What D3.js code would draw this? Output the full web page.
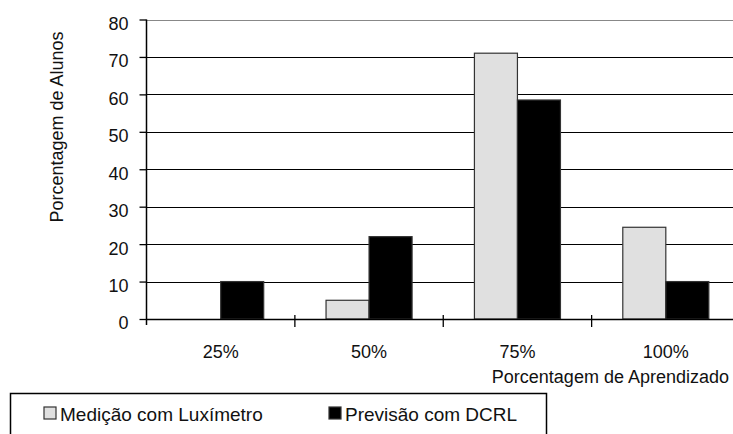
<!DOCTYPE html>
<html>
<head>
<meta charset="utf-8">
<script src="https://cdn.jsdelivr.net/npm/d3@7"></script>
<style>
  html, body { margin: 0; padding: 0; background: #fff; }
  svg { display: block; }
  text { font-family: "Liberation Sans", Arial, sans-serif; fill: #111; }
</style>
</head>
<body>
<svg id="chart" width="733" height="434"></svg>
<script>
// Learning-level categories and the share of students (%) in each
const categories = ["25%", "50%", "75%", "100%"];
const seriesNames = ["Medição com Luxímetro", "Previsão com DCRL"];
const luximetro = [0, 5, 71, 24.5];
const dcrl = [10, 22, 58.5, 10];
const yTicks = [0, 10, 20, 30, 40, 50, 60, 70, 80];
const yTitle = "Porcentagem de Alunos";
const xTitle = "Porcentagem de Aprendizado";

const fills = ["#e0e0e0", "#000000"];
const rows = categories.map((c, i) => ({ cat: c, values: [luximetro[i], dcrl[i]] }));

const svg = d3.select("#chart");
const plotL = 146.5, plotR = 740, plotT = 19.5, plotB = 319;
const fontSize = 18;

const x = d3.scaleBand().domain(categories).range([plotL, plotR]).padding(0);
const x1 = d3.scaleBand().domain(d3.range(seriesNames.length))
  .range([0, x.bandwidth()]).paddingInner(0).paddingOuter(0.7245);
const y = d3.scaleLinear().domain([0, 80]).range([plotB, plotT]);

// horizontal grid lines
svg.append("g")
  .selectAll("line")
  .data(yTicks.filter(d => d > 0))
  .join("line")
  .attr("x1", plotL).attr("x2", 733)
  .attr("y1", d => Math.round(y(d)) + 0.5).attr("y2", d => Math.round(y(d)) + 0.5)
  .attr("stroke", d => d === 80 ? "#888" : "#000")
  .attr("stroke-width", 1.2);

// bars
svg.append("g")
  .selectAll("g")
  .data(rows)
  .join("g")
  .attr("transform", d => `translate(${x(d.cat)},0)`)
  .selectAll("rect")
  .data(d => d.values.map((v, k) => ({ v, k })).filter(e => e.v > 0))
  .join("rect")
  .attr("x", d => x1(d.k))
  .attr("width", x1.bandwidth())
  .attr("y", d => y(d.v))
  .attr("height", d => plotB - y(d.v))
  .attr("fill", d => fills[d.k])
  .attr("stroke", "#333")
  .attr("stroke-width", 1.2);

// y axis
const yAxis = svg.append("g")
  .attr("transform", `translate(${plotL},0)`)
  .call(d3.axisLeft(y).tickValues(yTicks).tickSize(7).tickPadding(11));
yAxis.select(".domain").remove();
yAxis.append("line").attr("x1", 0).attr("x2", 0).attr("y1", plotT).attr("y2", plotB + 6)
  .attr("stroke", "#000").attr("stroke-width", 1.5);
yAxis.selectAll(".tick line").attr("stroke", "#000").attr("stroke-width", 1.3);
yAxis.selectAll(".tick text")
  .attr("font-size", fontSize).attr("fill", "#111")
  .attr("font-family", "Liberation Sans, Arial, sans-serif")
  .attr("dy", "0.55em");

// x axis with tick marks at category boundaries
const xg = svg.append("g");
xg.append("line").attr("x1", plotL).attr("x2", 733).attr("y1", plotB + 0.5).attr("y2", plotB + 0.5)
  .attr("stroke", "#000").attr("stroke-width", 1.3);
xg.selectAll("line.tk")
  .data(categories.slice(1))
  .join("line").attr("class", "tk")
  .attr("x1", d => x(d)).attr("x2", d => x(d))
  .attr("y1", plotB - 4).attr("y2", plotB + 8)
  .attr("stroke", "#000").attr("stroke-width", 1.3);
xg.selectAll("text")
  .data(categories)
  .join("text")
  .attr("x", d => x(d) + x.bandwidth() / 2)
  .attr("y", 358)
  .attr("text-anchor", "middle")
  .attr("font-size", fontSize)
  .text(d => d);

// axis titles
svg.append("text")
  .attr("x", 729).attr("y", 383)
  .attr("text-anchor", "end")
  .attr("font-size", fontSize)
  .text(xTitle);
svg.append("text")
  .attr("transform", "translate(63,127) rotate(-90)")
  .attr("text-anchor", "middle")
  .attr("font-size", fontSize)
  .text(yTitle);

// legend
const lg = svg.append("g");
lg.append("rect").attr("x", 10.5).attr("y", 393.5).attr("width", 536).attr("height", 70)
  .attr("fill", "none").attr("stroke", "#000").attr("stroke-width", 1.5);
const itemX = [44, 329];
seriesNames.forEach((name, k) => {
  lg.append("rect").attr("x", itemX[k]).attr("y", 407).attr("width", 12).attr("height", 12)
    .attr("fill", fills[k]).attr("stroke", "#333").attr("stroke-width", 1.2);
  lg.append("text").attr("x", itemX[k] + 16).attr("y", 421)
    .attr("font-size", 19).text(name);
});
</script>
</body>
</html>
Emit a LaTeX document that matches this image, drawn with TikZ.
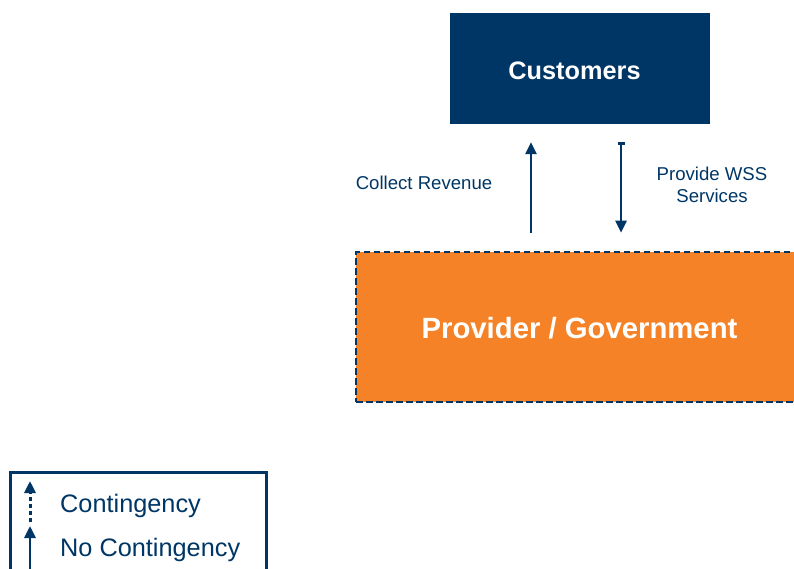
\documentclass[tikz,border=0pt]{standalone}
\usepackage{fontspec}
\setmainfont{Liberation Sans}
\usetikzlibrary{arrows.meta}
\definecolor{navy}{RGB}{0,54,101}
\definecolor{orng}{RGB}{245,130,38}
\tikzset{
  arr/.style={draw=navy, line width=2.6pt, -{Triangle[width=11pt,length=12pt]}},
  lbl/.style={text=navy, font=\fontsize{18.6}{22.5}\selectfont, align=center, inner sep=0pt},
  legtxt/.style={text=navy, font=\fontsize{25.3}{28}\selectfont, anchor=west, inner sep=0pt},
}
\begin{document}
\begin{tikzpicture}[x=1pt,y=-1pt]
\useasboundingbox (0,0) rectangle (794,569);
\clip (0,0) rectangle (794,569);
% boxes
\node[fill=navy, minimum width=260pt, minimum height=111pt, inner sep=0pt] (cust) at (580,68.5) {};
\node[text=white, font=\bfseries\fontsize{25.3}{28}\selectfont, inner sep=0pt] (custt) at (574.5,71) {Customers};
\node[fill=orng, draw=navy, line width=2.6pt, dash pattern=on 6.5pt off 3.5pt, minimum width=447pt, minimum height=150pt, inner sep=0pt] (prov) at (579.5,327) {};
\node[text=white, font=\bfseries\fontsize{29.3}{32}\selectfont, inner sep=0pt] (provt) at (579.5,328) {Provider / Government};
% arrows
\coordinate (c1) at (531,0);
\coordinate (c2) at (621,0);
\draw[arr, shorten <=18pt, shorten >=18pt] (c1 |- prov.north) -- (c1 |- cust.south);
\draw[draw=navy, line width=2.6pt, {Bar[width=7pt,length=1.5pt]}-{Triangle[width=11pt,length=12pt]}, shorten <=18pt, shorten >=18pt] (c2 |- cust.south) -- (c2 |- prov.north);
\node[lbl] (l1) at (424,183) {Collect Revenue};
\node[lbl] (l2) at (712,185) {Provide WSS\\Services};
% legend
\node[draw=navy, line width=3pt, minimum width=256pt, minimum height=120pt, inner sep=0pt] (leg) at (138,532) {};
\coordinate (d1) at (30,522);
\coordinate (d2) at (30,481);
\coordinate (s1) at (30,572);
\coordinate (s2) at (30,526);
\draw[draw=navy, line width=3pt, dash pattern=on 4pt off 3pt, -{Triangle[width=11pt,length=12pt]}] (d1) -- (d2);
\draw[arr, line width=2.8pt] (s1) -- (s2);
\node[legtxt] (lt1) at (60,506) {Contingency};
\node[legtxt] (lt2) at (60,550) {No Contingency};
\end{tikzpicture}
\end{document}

============

● The task:
Everything from the first line to the line with "const fontSize = 18;" must be repeated exactly, and nothing else. Leave the pictures out.

● Worked solution:
What D3.js code would draw this? Output the full web page.
<!DOCTYPE html>
<html>
<head>
<meta charset="utf-8">
<script src="https://cdn.jsdelivr.net/npm/d3@7"></script>
<style>
  html, body { margin: 0; padding: 0; background: #fff; }
  svg { display: block; }
  text { font-family: "Liberation Sans", Arial, sans-serif; fill: #111; }
</style>
</head>
<body>
<svg id="chart" width="733" height="434"></svg>
<script>
// Learning-level categories and the share of students (%) in each
const categories = ["25%", "50%", "75%", "100%"];
const seriesNames = ["Medição com Luxímetro", "Previsão com DCRL"];
const luximetro = [0, 5, 71, 24.5];
const dcrl = [10, 22, 58.5, 10];
const yTicks = [0, 10, 20, 30, 40, 50, 60, 70, 80];
const yTitle = "Porcentagem de Alunos";
const xTitle = "Porcentagem de Aprendizado";

const fills = ["#e0e0e0", "#000000"];
const rows = categories.map((c, i) => ({ cat: c, values: [luximetro[i], dcrl[i]] }));

const svg = d3.select("#chart");
const plotL = 146.5, plotR = 740, plotT = 19.5, plotB = 319;
const fontSize = 18;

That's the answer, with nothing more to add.